Gretl Csonka wird von der ursprünglich aus Kärnten stammenden Schauspielerin Christina Cervenka dargestellt, die ihr Schauspielstudium an der Universität für Musik und Darstellende Kunst Graz absolvierte. Die Geschichte der Gretl Csonka wurde laut Regisseur Kalteis bis in die Neunziger-Jahre unter Verschluss gehalten – Anlass genug, um ihr nun in der Universum-History-Folge "Die Illusion der Freiheit" einen besonderen Platz zu gewähren. Der zweite Teil der Produktion zeigt anhand der historischen Figur des Josef Kohout, wie die in der Zwischenkriegszeit aufblühende queere Subkultur von den Nationalsozialisten brutal niedergeschlagen wurde – und selbst danach die Verfolgung und Diskriminierung von Homosexuellen kein Ende fand.

Christina Cervenka spielt Gretl Csonka
Christina Cervenka spielt Gretl Csonka © (c) ORF/Hans Leitner (Hans Leitner)

Karl Markovics verkörpert Freud

Zurück zum Set in der einstigen Kaiserresidenz. An einem ganzen Foyer voller Requisiten und Kameraleuten vorbei gelangt man schließlich zum Ort des Geschehens: das Ordinationszimmer des Psychoanalytikers. Dort macht sich einer der größten österreichischen Schauspieler gerade bereit, die Rolle Freuds zu verkörpern: Karl Markovics. Sich mit dem Begründer der Psychoanalyse und seinem Zugang zu Homosexualität auseinanderzusetzen, war für Markovics keine besondere Herausforderung: "Ich habe mich mit Sigmund Freud schon auf unterschiedlichste Weisen als Privatmensch beschäftigt." Es sei auch nicht das erste Mal gewesen, dass er Freud gespielt habe.

Karl Markovics spielt Freud
Karl Markovics spielt Freud © (c) ORF/Hans Leitner (Hans Leitner)

Eine Schlüsselszene habe ihm Freuds Haltung zu Homosexualität jedoch besonders gut vor Augen geführt: "Es kommt hier ein Originalsatz vor, der mir das besser erklärt. In einer Szene sagt er zu Margarethe Csonka: 'Ich werde Ihrem Vater raten, die Therapie abzubrechen. Die Psychoanalyse ist nicht dazu berufen, das Problem der Homosexualität zu lösen.'" Außerdem soll er in der Szene auch fragen, ob Gretl überhaupt leide oder klage, warum der Vater überhaupt glaube, dass sie krank sei.
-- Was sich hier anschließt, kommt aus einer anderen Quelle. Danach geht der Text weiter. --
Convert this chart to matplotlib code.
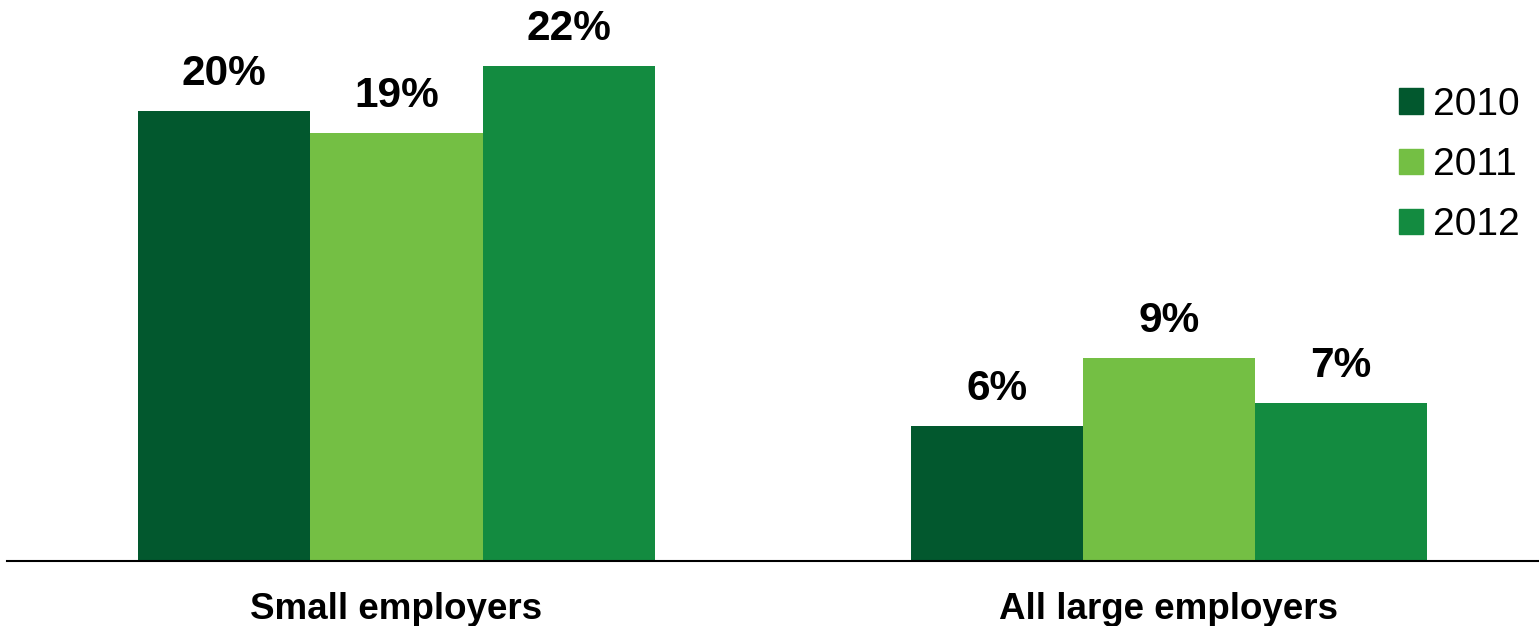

In Zusammenhang mit gleichgeschlechtlicher Sexualität habe Freud laut Karl Markovics also "ganz bewusst nicht von Krankheit, von Leiden, von Defekt oder von Heilen gesprochen."
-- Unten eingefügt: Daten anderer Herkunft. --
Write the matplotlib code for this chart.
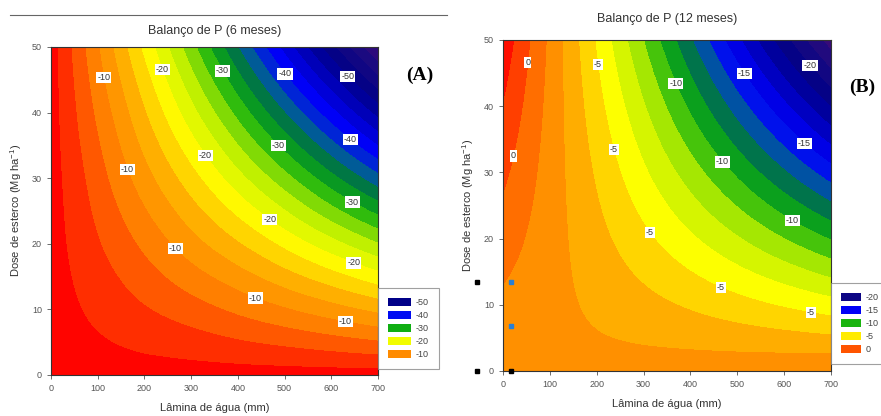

Karl Markovics entspannt mit Kaffee beim Gespräch mit der Kleinen Zeitung
Karl Markovics entspannt mit Kaffee beim Gespräch mit der Kleinen Zeitung © (c) ORF/Hans Leitner (Hans Leitner)
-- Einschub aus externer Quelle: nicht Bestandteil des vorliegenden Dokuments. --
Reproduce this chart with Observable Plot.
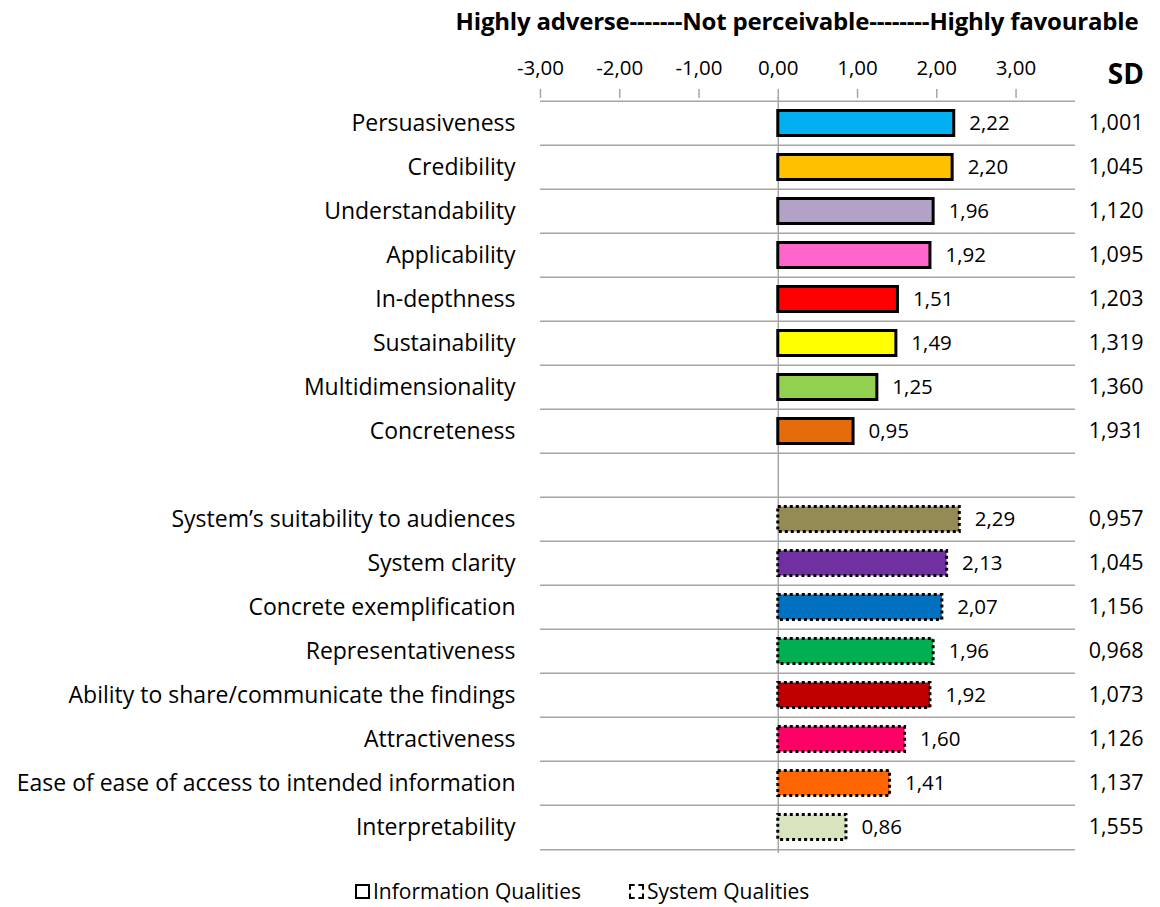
<!DOCTYPE html>
<html>
<head>
<meta charset="utf-8">
<script src="https://cdn.jsdelivr.net/npm/d3@7"></script>
<script src="https://cdn.jsdelivr.net/npm/@observablehq/plot@0.6"></script>
<style>
  body { margin: 0; background: #fff; font-family: "Open Sans", Lato, sans-serif; }
  #wrap { position: relative; width: 1160px; height: 907px; }
  #header { position: absolute; left: 440px; width: 714px; top: 4px; text-align: center; font-weight: bold; font-size: 24px; white-space: nowrap; letter-spacing: -0.2px; }
  #sd { position: absolute; left: 1070px; width: 74px; top: 54px; text-align: right; font-weight: bold; font-size: 28px; }
  #chart { position: absolute; left: 0; top: 0; }
  #legend { position: absolute; top: 877px; left: 0; width: 1160px; font-size: 21px; }
  .lg { position: absolute; display: flex; align-items: center; white-space: nowrap; }
  .sw { width: 11px; height: 11px; border: 2.5px solid #000; margin-right: 3px; }
  .sw.dot { border-style: dashed; border-width: 2.5px; }
</style>
</head>
<body>
<div id="wrap">
  <div id="chart"></div>
  <div id="header">Highly adverse-------Not perceivable--------Highly favourable</div>
  <div id="sd">SD</div>
  <div id="legend">
    <div class="lg" style="left:355px"><span class="sw"></span>Information Qualities</div>
    <div class="lg" style="left:629px"><span class="sw dot"></span>System Qualities</div>
  </div>
</div>
<script>
const infoNames = ["Persuasiveness", "Credibility", "Understandability", "Applicability", "In-depthness", "Sustainability", "Multidimensionality", "Concreteness"];
const infoValues = [2.22, 2.20, 1.96, 1.92, 1.51, 1.49, 1.25, 0.95];
const infoSD = ["1,001", "1,045", "1,120", "1,095", "1,203", "1,319", "1,360", "1,931"];
const infoColors = ["#00B0F0", "#FFC000", "#B3A2C7", "#FF66CC", "#FF0000", "#FFFF00", "#92D050", "#E46C0A"];

const sysNames = ["System\u2019s suitability to audiences", "System clarity", "Concrete exemplification", "Representativeness", "Ability to share/communicate the findings", "Attractiveness", "Ease of ease of access to intended information", "Interpretability"];
const sysValues = [2.29, 2.13, 2.07, 1.96, 1.92, 1.60, 1.41, 0.86];
const sysSD = ["0,957", "1,045", "1,156", "0,968", "1,073", "1,126", "1,137", "1,555"];
const sysColors = ["#948A54", "#7030A0", "#0070C0", "#00B050", "#C00000", "#FF0066", "#FF6600", "#D7E4BD"];

const xTicks = [-3, -2, -1, 0, 1, 2, 3];
const xDomain = [-3, 3.75];

const info = infoNames.map((name, i) => ({name, value: infoValues[i], sd: infoSD[i], group: "Information Qualities"}));
const sys = sysNames.map((name, i) => ({name, value: sysValues[i], sd: sysSD[i], group: "System Qualities"}));
const all = [...info, ...sys];
const yDomain = [...infoNames, "", ...sysNames];

const W = 1160, H = 907, MT = 97, MB = 54;
const step = (H - MT - MB) / yDomain.length;
const fmt = d => d.toFixed(2).replace(".", ",");
const grid = "#a6a6a6";

const plot = Plot.plot({
  width: W, height: H,
  marginTop: MT, marginBottom: MB, marginLeft: 540, marginRight: 85,
  style: {fontFamily: "'Open Sans', Lato, sans-serif", fontSize: "21px", color: "#000", background: "white"},
  x: {domain: xDomain, label: null},
  y: {domain: yDomain, padding: 0, label: null},
  color: {domain: [...infoNames, ...sysNames], range: [...infoColors, ...sysColors]},
  marks: [
    Plot.ruleY(yDomain, {y: d => d, dy: -step / 2, stroke: grid, strokeWidth: 1.5}),
    Plot.ruleY([yDomain[yDomain.length - 1]], {y: d => d, dy: step / 2, stroke: grid, strokeWidth: 1.5}),
    Plot.ruleX([0], {stroke: grid, strokeWidth: 1.5}),
    Plot.barX(info, {y: "name", x1: 0, x2: "value", fill: "name", stroke: "#000", strokeWidth: 3, insetTop: 9.5, insetBottom: 9.5}),
    Plot.barX(sys, {y: "name", x1: 0, x2: "value", fill: "name", stroke: "#000", strokeWidth: 3, strokeDasharray: "3,3", insetTop: 9.5, insetBottom: 9.5}),
    Plot.text(all, {y: "name", x: "value", text: d => fmt(d.value), dx: 15, textAnchor: "start", fontSize: 20.5, fill: "#000"}),
    Plot.text(all, {y: "name", text: "sd", frameAnchor: "right", dx: 68, textAnchor: "end", fontSize: 21.5, fill: "#000"}),
    Plot.axisX({anchor: "top", ticks: xTicks, tickFormat: fmt, tickSize: 9, tickPadding: 14, stroke: grid, strokeWidth: 1.5, fill: "#000", fontSize: 20.5, label: null}),
    Plot.axisY({anchor: "left", tickSize: 0, tickPadding: 25, fill: "#000", fontSize: 23, label: null})
  ]
});
document.getElementById("chart").appendChild(plot);
</script>
</body>
</html>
Noch einmal hallt es "Ruhe" durch die von Rauchschwaden durchzogenen Räume. "Bitte alle leise sein!" – die Szene wird einmal durchgespielt, bevor es zum eigentlichen Dreh kommt. Christina Cervenka sitzt in Gestalt von Gretl Csonka vor den Flügeltüren des Ordinationszimmers und lauscht heimlich dem Gespräch zwischen Freud und ihren Eltern, dargestellt von Carolina Frank und Florian Carove. Wie geht die Geschichte für die junge Frau und ihre Geliebte aus? Interessierte erfahren es zum Ausstrahlungstermin von "Universum History: Die Illusion der Freiheit" im Dezember 2023 auf ORF.